Wednesday, August 21, 2013

East Jerusalem as the Capital of Palestine?

Jerusalem was a divided city from 1949 to 1967. Following Israel's War of Independence, the Hashemite Kingdom of Jordan annexed the east (and north and south) and the State of Israel annexed the western part of the city, located at the end of a corridor that linked it to mainland Israel and kept it alive as a frontier town and capital of the Jewish state. This was an ideal arrangement neither for the Palestinians, who, under Jordanian rule, were reduced to provincial status if they weren't refugees, nor for the Israelis, who were banished from the traditional Jewish quarter and denied access to the holy site of the Western Wall.
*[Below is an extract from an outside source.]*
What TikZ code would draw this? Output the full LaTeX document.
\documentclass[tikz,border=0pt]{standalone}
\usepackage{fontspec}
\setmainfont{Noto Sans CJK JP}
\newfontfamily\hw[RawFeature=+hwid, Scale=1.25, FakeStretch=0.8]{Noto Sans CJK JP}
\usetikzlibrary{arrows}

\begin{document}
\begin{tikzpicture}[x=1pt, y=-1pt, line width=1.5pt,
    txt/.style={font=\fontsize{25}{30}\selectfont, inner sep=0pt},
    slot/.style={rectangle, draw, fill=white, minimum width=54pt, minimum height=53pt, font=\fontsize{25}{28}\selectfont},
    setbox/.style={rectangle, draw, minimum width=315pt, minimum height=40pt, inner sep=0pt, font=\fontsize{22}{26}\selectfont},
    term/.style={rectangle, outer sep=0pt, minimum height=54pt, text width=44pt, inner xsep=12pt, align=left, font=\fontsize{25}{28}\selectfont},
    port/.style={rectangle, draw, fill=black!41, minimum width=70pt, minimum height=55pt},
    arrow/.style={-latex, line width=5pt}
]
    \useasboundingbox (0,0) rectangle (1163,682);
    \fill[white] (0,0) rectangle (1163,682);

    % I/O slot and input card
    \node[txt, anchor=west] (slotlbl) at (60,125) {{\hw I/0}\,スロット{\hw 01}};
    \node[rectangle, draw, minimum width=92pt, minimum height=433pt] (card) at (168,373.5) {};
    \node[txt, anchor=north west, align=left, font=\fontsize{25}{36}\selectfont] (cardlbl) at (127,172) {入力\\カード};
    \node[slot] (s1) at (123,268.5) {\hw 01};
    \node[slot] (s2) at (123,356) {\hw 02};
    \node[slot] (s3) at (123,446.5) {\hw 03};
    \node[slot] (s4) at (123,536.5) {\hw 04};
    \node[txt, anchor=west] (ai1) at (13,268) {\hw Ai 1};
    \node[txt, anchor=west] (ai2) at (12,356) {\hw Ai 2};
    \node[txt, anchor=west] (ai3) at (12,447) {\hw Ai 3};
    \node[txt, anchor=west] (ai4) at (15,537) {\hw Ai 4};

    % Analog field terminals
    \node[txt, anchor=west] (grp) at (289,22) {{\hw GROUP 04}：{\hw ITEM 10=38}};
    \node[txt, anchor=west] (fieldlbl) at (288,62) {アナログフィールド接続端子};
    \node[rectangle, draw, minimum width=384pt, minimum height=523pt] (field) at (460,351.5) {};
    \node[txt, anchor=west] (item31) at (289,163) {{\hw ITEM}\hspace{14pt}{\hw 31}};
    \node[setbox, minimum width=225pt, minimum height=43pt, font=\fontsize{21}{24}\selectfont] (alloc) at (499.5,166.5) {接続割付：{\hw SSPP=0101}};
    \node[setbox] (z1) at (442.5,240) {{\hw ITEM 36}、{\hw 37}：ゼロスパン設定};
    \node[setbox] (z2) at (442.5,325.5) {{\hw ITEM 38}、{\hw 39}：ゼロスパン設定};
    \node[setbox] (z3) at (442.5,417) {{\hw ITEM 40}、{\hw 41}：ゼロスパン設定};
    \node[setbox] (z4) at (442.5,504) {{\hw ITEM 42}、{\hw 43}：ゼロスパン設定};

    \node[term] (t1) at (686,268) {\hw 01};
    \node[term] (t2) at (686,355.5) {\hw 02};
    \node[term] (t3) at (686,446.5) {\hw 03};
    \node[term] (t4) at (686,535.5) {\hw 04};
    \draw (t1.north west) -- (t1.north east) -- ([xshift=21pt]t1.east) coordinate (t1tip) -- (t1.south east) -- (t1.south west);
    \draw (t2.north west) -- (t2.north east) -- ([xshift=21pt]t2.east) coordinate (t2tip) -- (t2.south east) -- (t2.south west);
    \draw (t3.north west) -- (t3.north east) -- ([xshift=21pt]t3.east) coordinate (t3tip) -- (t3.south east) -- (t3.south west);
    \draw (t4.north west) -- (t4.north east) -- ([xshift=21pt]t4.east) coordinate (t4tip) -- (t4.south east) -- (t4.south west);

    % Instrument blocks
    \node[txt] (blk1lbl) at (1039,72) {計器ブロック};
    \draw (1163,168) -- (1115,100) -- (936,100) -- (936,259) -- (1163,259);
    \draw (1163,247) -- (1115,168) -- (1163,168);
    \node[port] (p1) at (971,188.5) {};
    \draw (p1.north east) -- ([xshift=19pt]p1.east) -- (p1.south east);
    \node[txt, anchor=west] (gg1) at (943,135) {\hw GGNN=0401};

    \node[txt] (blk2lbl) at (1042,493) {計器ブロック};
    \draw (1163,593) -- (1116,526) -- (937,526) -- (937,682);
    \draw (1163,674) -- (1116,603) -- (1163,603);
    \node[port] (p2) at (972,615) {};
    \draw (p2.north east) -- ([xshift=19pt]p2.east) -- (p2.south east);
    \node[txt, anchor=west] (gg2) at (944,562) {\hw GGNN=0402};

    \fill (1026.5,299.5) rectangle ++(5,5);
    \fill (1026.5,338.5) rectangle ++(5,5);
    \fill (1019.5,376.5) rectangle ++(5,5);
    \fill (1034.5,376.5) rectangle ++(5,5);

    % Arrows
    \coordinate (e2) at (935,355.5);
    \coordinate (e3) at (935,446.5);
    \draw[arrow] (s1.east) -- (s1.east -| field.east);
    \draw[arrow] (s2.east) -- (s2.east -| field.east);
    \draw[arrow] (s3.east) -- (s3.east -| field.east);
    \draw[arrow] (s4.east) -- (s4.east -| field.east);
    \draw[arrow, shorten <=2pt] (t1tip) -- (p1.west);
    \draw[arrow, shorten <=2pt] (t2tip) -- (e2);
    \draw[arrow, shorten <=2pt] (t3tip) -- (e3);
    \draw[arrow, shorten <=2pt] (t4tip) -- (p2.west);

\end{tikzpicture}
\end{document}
In June 1967, the opportunity offered itself to the Israeli cabinet to use the pretext of a preemptive war to change the status quo in Jerusalem. As a result, the former Palestinian residents of Jerusalem, with a living memory of desires for independence stirred first under the Ottomans and later under the British (and stifled by the Jordanians), found themselves in a weird new situation: legally severed from the remainder of the West Bank (which remained under military occupation) but geo-physically, economically, and culturally the center of Palestinian life, East Jerusalem was subject to measures of Israelization and Judaization through any number of measures large and small. (Moshe Amirav describes the Israeli policy goals with admirable clarity in his book, The Jerusalem Syndrome.) As many have noted, these policies failed: Jerusalem's Arab population remained linked to the West Bank; the PLO (even before it was accepted by the Israeli establishment as a potential partner for peace) was active in Jerusalem; Jerusalem's Arabs never accepted the Israeli political system as their own; demographically speaking, the ratio of Arab to Jewish residents has been increasing; in short: East Jerusalem has remained a predominantly Arab, Christian and Muslim city with strong ties to the West Bank and the Palestinian diaspora.

In connection with the recent resumption of peace talks brokered by the indefatigable John Kerry, I have read statements by representatives of Americans for Peace Now that emphasized that East Jerusalem should be the capital of any future Palestinian state. It is of course not unthinkable not to have East Jerusalem as part of such a state. One can easily imagine a Palestinian state that excludes a certain territory as long as there is sufficient territory elsewhere to sustain a state. One can also imagine a Jewish state without Jerusalem, in fact such a state was imagined and accepted by the Zionist movement when Israel was founded in 1948. To accept the UN Partition Plan of 1947, as the Zionists did, meant to accept the partition of historical Palestine (meaning Cis-Jordan, as defined on the British map of 1922), excluding Jerusalem and Bethlehem, which the UN plan designated as a corpus separatum to be placed under international supervision. This could have worked then, but it is no longer on the agenda. What is on the agenda is the idea of sharing Jerusalem, of making it the location of two capitals, or rather of having two governmental clusters (buildings, authorities, institutions) located in close proximity and within the vicinity of what is now the municipality of Jerusalem, a city with boundaries created by post-June 1967 Israeli urban planning informed by one-sided nationalistic goals.

The Geneva Accords and other draft agreements have spelled out the specifics of shared sovereignty.  This would entail maintaining free access to holy places and public order, while providing equitable resources and services to all residents of this ever more sprawling urban cluster. What is missing at present is the political will to make this work. Jerusalem's heightened meaning to both sides prevents the political establishments on both sides to imagine how this city could be shared. It's like trying to imagine sharing someone beloved with another lover. Perhaps the idea of an international regime wasn't so bad in the first place. Without such a regime, without an honest broker, without an equitable legal framework and someone neutral to enforce it, it may just be too difficult to imagine a shared Jerusalem (which explains the ubiquitous nostalgia for the days of empire).